Vacation cannot last forever. This is why, like Christmas and birthdays and any other favorite time, they are so special. Greece was something I will never forget, and something I hope to repeat very soon. Because for the first time in my life, I spent over an hour in the sun, on the beach of a tiny island in the middle of nowhere, and I didn't feel the urge to do anything or go anywhere. I didn't think. I didn't worry about fitting into skinny jeans, I wasn't nauseous about the releve section in Etudes, I had soft skin and healed feet and no sore muscles. I found my happy place.

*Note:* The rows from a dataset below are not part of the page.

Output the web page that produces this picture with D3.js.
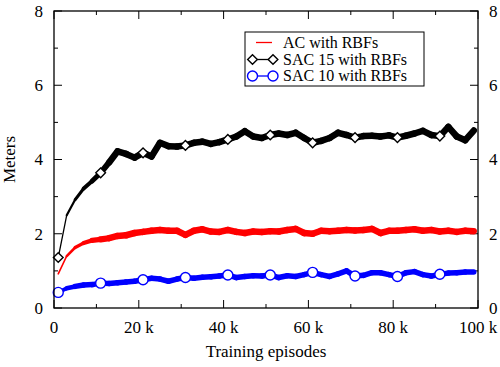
<!DOCTYPE html>
<html>
<head>
<meta charset="utf-8">
<script src="https://cdn.jsdelivr.net/npm/d3@7"></script>
<style>
  body { margin: 0; background: #fff; }
  svg text { font-family: "Liberation Serif", "Times New Roman", serif; font-size: 17px; fill: #000; }
</style>
</head>
<body>
<div id="chart"></div>
<script>
// episodes in thousands
const episodes = [1,3,5,7,9,11,13,15,17,19,21,23,25,27,29,31,33,35,37,39,41,43,45,47,49,
  51,53,55,57,59,61,63,65,67,69,71,73,75,77,79,81,83,85,87,89,91,93,95,97,99];
const acRbf = [0.92,1.4,1.63,1.75,1.82,1.85,1.88,1.94,1.96,2.02,2.05,2.08,2.1,2.08,2.08,1.97,2.08,2.12,2.06,2.05,
  2.1,2.05,2.02,2.06,2.05,2.07,2.06,2.1,2.13,2.02,2.0,2.08,2.07,2.08,2.1,2.09,2.1,2.13,2.02,2.08,
  2.08,2.1,2.12,2.08,2.1,2.06,2.08,2.05,2.08,2.07];
const sac15 = [1.36,2.5,2.92,3.22,3.42,3.64,3.92,4.22,4.15,4.05,4.18,4.08,4.45,4.36,4.35,4.38,4.45,4.48,4.42,4.47,
  4.54,4.62,4.76,4.62,4.58,4.66,4.7,4.66,4.72,4.58,4.45,4.5,4.58,4.72,4.66,4.59,4.63,4.64,4.62,4.65,
  4.59,4.64,4.7,4.77,4.66,4.63,4.88,4.62,4.52,4.78];
const sac10 = [0.42,0.53,0.58,0.62,0.63,0.67,0.66,0.68,0.7,0.72,0.76,0.8,0.78,0.72,0.78,0.82,0.8,0.83,0.84,0.86,
  0.89,0.82,0.85,0.87,0.86,0.89,0.82,0.87,0.85,0.9,0.96,0.9,0.85,0.92,1.0,0.86,0.88,0.95,0.95,0.9,
  0.85,0.95,0.98,0.9,0.86,0.91,0.94,0.95,0.97,0.97];
const markerEvery = 5;
const legendNames = ["AC with RBFs", "SAC 15 with RBFs", "SAC 10 with RBFs"];
const xTicks = [0, 20, 40, 60, 80, 100];
const yTicks = [0, 2, 4, 6, 8];

const W = 500, H = 367;
const margin = { top: 11, right: 22, bottom: 59, left: 54 };
const w = W - margin.left - margin.right;
const h = H - margin.top - margin.bottom;

const svg = d3.select("#chart").append("svg").attr("width", W).attr("height", H);
const g = svg.append("g").attr("transform", `translate(${margin.left},${margin.top})`);

const x = d3.scaleLinear().domain([0, 100]).range([0, w]);
const y = d3.scaleLinear().domain([0, 8]).range([h, 0]);

// ticks (inward on all four sides)
const minorX = d3.range(10, 100, 20), minorY = d3.range(1, 8, 2);
const tk = g.append("g").attr("stroke", "#000").attr("stroke-width", 1);
xTicks.concat(minorX).forEach(v => {
  const len = xTicks.includes(v) ? 8 : 4;
  tk.append("line").attr("x1", x(v)).attr("x2", x(v)).attr("y1", h).attr("y2", h - len);
  tk.append("line").attr("x1", x(v)).attr("x2", x(v)).attr("y1", 0).attr("y2", len);
});
yTicks.concat(minorY).forEach(v => {
  const len = yTicks.includes(v) ? 8 : 4;
  tk.append("line").attr("x1", 0).attr("x2", len).attr("y1", y(v)).attr("y2", y(v));
  tk.append("line").attr("x1", w).attr("x2", w - len).attr("y1", y(v)).attr("y2", y(v));
});

// tick labels
g.selectAll(".xl").data(xTicks).enter().append("text")
  .attr("x", d => x(d)).attr("y", h + 25).attr("text-anchor", "middle")
  .text(d => d === 0 ? "0" : d + " k");
g.selectAll(".yl").data(yTicks).enter().append("text")
  .attr("x", -11).attr("y", d => y(d)).attr("dy", "0.35em").attr("text-anchor", "end")
  .text(d => d);
g.selectAll(".yr").data(yTicks).enter().append("text")
  .attr("x", w + 11).attr("y", d => y(d)).attr("dy", "0.35em").attr("text-anchor", "start")
  .text(d => d);

g.append("text").attr("x", w / 2).attr("y", h + 49).attr("text-anchor", "middle").text("Training episodes");
g.append("text").attr("transform", `translate(${-39},${h / 2}) rotate(-90)`)
  .attr("text-anchor", "middle").text("Meters");

// series: each segment drawn on its own so the noisy band can widen as the run settles
const series = [
  { vals: acRbf, color: "#ff0000", band: 6.5, start: 0.25, marker: null },
  { vals: sac15, color: "#000000", band: 6.5, start: 0.2, marker: "diamond" },
  { vals: sac10, color: "#0000ff", band: 5.5, start: 0.7, marker: "circle" }
];

series.forEach(s => {
  const grp = g.append("g").attr("stroke", s.color).attr("stroke-linecap", "round");
  const segs = d3.pairs(s.vals.map((v, i) => [x(episodes[i]), y(v)]));
  grp.selectAll("line").data(segs).enter().append("line")
    .attr("x1", d => d[0][0]).attr("y1", d => d[0][1])
    .attr("x2", d => d[1][0]).attr("y2", d => d[1][1])
    .attr("stroke-width", (d, i) => s.band * Math.min(1, s.start + i * 0.14));
});

function drawMarker(sel, type, color, cx, cy) {
  if (type === "diamond") {
    sel.append("path").attr("d", d3.symbol(d3.symbolDiamond2, 60)())
      .attr("transform", `translate(${cx},${cy})`)
      .attr("fill", "#fff").attr("stroke", color).attr("stroke-width", 1.4);
  } else {
    sel.append("circle").attr("cx", cx).attr("cy", cy).attr("r", 5)
      .attr("fill", "#fff").attr("stroke", color).attr("stroke-width", 1.4);
  }
}

series.filter(s => s.marker).forEach(s => {
  s.vals.forEach((v, i) => {
    if (i % markerEvery === 0) drawMarker(g, s.marker, s.color, x(episodes[i]), y(v));
  });
});

// frame
g.append("rect").attr("width", w).attr("height", h).attr("fill", "none")
  .attr("stroke", "#000").attr("stroke-width", 1.3);

// legend
const lg = svg.append("g").attr("transform", "translate(245,32)");
lg.append("rect").attr("width", 179).attr("height", 54).attr("fill", "#fff")
  .attr("stroke", "#000").attr("stroke-width", 1);
const rows = [10.5, 27.5, 44];
series.forEach((s, i) => {
  const ry = rows[i];
  if (s.marker) {
    lg.append("line").attr("x1", 8).attr("x2", 28).attr("y1", ry).attr("y2", ry)
      .attr("stroke", s.color).attr("stroke-width", 1.3);
    drawMarker(lg, s.marker, s.color, 7.5, ry);
    drawMarker(lg, s.marker, s.color, 28, ry);
  } else {
    lg.append("line").attr("x1", 11).attr("x2", 27).attr("y1", ry).attr("y2", ry)
      .attr("stroke", s.color).attr("stroke-width", 1.3);
  }
  lg.append("text").attr("x", 38).attr("y", ry).attr("dy", "0.33em")
    .style("font-size", "16px").text(legendNames[i]);
});
</script>
</body>
</html>
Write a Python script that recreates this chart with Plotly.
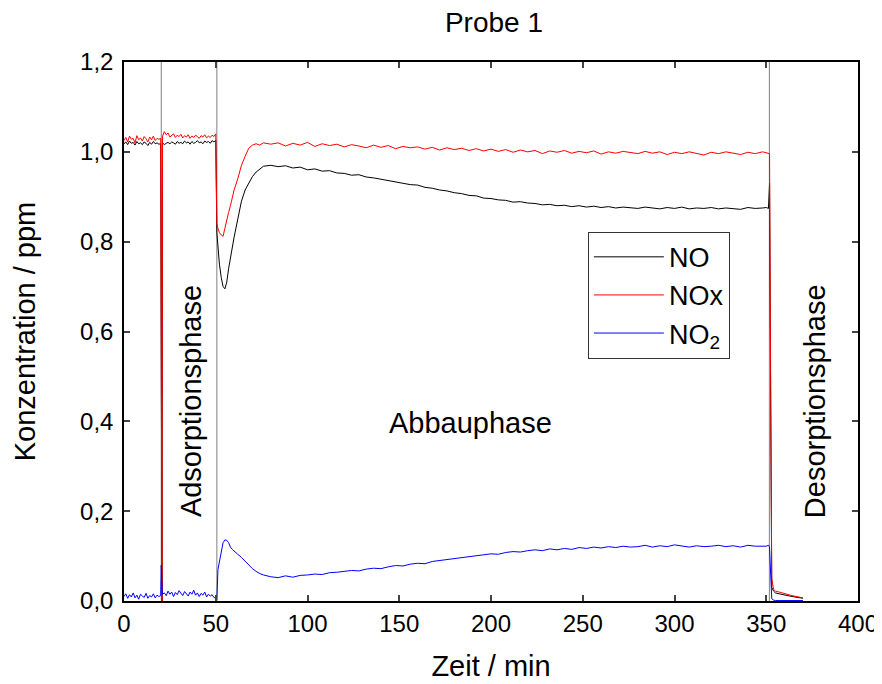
import plotly.graph_objects as go

# sampling times (min)
zeit = (
    list(range(0, 20))
    + [20.0, 20.3, 20.7, 21.0]
    + list(range(22, 51))
    + [50.6, 51.2, 52, 53, 54, 55, 56, 57, 58, 59, 60, 62, 64, 66, 68, 70, 72, 74, 76]
    + list(range(80, 349, 4))
    + [350, 351.2, 351.8, 352.4, 353, 354, 355, 357, 360, 364, 370]
)

no = (
    [1.018, 1.022, 1.016, 1.024, 1.019, 1.021, 1.015, 1.023, 1.018, 1.020,
     1.016, 1.022, 1.019, 1.014, 1.021, 1.017, 1.023, 1.018, 1.020, 1.017]
    + [1.018, 0.0, 0.0, 1.020]
    + [1.016, 1.019, 1.021, 1.018, 1.022, 1.020, 1.017, 1.023, 1.019, 1.021,
       1.018, 1.024, 1.020, 1.022, 1.017, 1.023, 1.019, 1.021, 1.025, 1.020,
       1.022, 1.018, 1.024, 1.021, 1.023, 1.019, 1.025, 1.022, 1.026]
    + [0.82, 0.78, 0.75, 0.72, 0.70, 0.695, 0.71, 0.74, 0.765, 0.785,
       0.81, 0.85, 0.89, 0.915, 0.93, 0.945, 0.955, 0.962, 0.968]
    + [0.970, 0.967, 0.969, 0.964, 0.966, 0.960, 0.962, 0.957, 0.958, 0.953,
       0.952, 0.948, 0.949, 0.944, 0.942, 0.939, 0.936, 0.933, 0.930, 0.927,
       0.926, 0.921, 0.919, 0.915, 0.913, 0.909, 0.907, 0.903, 0.902, 0.897,
       0.896, 0.893, 0.892, 0.888, 0.889, 0.886, 0.885, 0.882, 0.883, 0.880,
       0.881, 0.878, 0.880, 0.877, 0.879, 0.876, 0.878, 0.875, 0.877, 0.876,
       0.874, 0.877, 0.875, 0.873, 0.876, 0.874, 0.877, 0.873, 0.875, 0.874,
       0.876, 0.873, 0.875, 0.874, 0.872, 0.876, 0.874, 0.875]
    + [0.876, 0.874, 0.93, 0.45, 0.03, 0.022, 0.018, 0.016, 0.013, 0.010, 0.006]
)

nox = (
    [1.025, 1.032, 1.022, 1.035, 1.028, 1.030, 1.020, 1.036, 1.027, 1.031,
     1.024, 1.034, 1.029, 1.022, 1.033, 1.027, 1.035, 1.025, 1.030, 1.028]
    + [1.030, 0.0, 0.0, 1.035]
    + [1.045, 1.038, 1.042, 1.033, 1.036, 1.040, 1.032, 1.037, 1.034, 1.039,
       1.031, 1.036, 1.033, 1.038, 1.030, 1.035, 1.032, 1.037, 1.034, 1.030,
       1.036, 1.033, 1.038, 1.031, 1.035, 1.032, 1.037, 1.034, 1.040]
    + [0.84, 0.83, 0.82, 0.815, 0.812, 0.83, 0.85, 0.865, 0.88, 0.90,
       0.915, 0.94, 0.97, 0.99, 1.008, 1.015, 1.018, 1.015, 1.02]
    + [1.017, 1.020, 1.013, 1.019, 1.015, 1.021, 1.012, 1.018, 1.014, 1.017,
       1.011, 1.016, 1.013, 1.009, 1.015, 1.010, 1.014, 1.007, 1.012, 1.009,
       1.011, 1.006, 1.010, 1.004, 1.009, 1.005, 1.008, 1.003, 1.007, 1.002,
       1.006, 1.001, 1.005, 0.999, 1.004, 1.000, 1.003, 0.996, 1.002, 0.999,
       1.003, 0.997, 1.001, 0.998, 1.002, 0.995, 1.000, 0.997, 1.001, 0.998,
       0.996, 1.001, 0.997, 1.000, 0.994, 0.999, 0.996, 1.000, 0.997, 0.993,
       0.999, 0.996, 1.000, 0.997, 0.994, 0.999, 0.996, 1.000]
    + [0.998, 0.997, 0.996, 0.5, 0.05, 0.026, 0.022, 0.020, 0.016, 0.012, 0.007]
)

no2 = (
    [0.010, 0.016, 0.006, 0.014, 0.009, 0.018, 0.007, 0.013, 0.004, 0.015,
     0.011, 0.008, 0.017, 0.006, 0.012, 0.009, 0.016, 0.007, 0.013, 0.010]
    + [0.012, 0.08, 0.03, 0.015]
    + [0.018, 0.012, 0.022, 0.015, 0.020, 0.010, 0.019, 0.014, 0.023, 0.016,
       0.012, 0.021, 0.017, 0.011, 0.020, 0.015, 0.024, 0.013, 0.018, 0.010,
       0.017, 0.013, 0.020, 0.009, 0.015, 0.011, 0.014, 0.008, 0.006]
    + [0.002, 0.07, 0.09, 0.115, 0.13, 0.136, 0.135, 0.13, 0.12, 0.115,
       0.112, 0.104, 0.097, 0.088, 0.079, 0.072, 0.066, 0.061, 0.058]
    + [0.054, 0.052, 0.056, 0.053, 0.057, 0.058, 0.060, 0.059, 0.063, 0.064,
       0.066, 0.068, 0.067, 0.071, 0.073, 0.072, 0.076, 0.079, 0.078, 0.082,
       0.084, 0.083, 0.088, 0.090, 0.092, 0.094, 0.097, 0.099, 0.101, 0.103,
       0.105, 0.104, 0.108, 0.110, 0.109, 0.112, 0.114, 0.112, 0.116, 0.114,
       0.117, 0.115, 0.119, 0.117, 0.120, 0.118, 0.121, 0.119, 0.122, 0.120,
       0.121, 0.124, 0.120, 0.123, 0.121, 0.125, 0.122, 0.120, 0.123, 0.121,
       0.122, 0.124, 0.121, 0.123, 0.120, 0.124, 0.122, 0.123]
    + [0.122, 0.124, 0.12, 0.06, 0.005, 0.002, 0.001, 0.001, 0.001, 0.001, 0.001]
)

phasen_grenzen = [20.3, 50.6, 351.7]

FONT = "Liberation Sans, Arial, sans-serif"

fig = go.Figure()
fig.add_trace(go.Scatter(x=zeit, y=no, mode="lines", name="NO",
                         line=dict(color="black", width=1)))
fig.add_trace(go.Scatter(x=zeit, y=nox, mode="lines", name="NOx",
                         line=dict(color="#ff0000", width=1)))
fig.add_trace(go.Scatter(x=zeit, y=no2, mode="lines", name="NO<sub>2</sub>",
                         line=dict(color="#0000ff", width=1)))

for g in phasen_grenzen:
    fig.add_shape(type="line", xref="x", yref="paper", x0=g, x1=g, y0=0, y1=1,
                  line=dict(color="#808080", width=1), layer="below")

fig.add_annotation(x=36.5, y=0.445, text="Adsorptionsphase", textangle=-90,
                   showarrow=False, font=dict(size=29))
fig.add_annotation(x=189, y=0.396, text="Abbauphase", showarrow=False,
                   font=dict(size=29))
fig.add_annotation(x=376.6, y=0.445, text="Desorptionsphase", textangle=-90,
                   showarrow=False, font=dict(size=29))

# the page body adds an 8px offset, so the figure is 8px smaller and margins shifted
fig.update_layout(
    width=874, height=676,
    margin=dict(l=116, r=24, t=54, b=83),
    plot_bgcolor="white", paper_bgcolor="white",
    font=dict(family=FONT, color="black", size=24),
    separators=",.",
    title=dict(text="Probe 1", x=0.556, xanchor="center", y=0.979, yanchor="middle",
               font=dict(size=28)),
    legend=dict(x=0.632, y=0.685, xanchor="left", yanchor="top",
                bgcolor="white", bordercolor="#333", borderwidth=1,
                font=dict(size=27), itemwidth=70, tracegroupgap=0),
)
fig.update_xaxes(range=[0, 400], dtick=50, ticks="inside", ticklen=6, tickwidth=1.5,
                 showline=True, linecolor="black", linewidth=1.5, mirror="ticks",
                 showgrid=False, zeroline=False, automargin=False,
                 title=dict(text="Zeit / min", font=dict(size=29), standoff=20))
fig.update_yaxes(range=[0, 1.2], dtick=0.2, tickformat=".1f", ticks="inside",
                 ticklen=6, tickwidth=1.5, ticklabelstandoff=4,
                 showline=True, linecolor="black", linewidth=1.5, mirror="ticks",
                 showgrid=False, zeroline=False, automargin=False,
                 title=dict(text="Konzentration / ppm", font=dict(size=29), standoff=36))

fig.write_html("out.html")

After I had a bike accident on a tiny island, I was sitting by the side of the road crying and bleeding while disinfecting supplies were fetched. A total stranger passing by stopped and said, "Why are you crying?" I held up my bloody hands and stuck out my swollen, bleeding and bruised left leg as an answer. He smiled and said, "It's ok, don't worry! Look around. You're in paradise." And so, with another long, busy season ahead, I look forward to it being a great one, with new opportunities and challenges. But in the back of my mind, I will try so very hard to keep that feeling of real, honest-to-god bliss I achieved this summer. ευχαριστώ, Ελλάδα. You taught this neurotic mess to turn off her brain and just enjoy life (and a whole lot of food).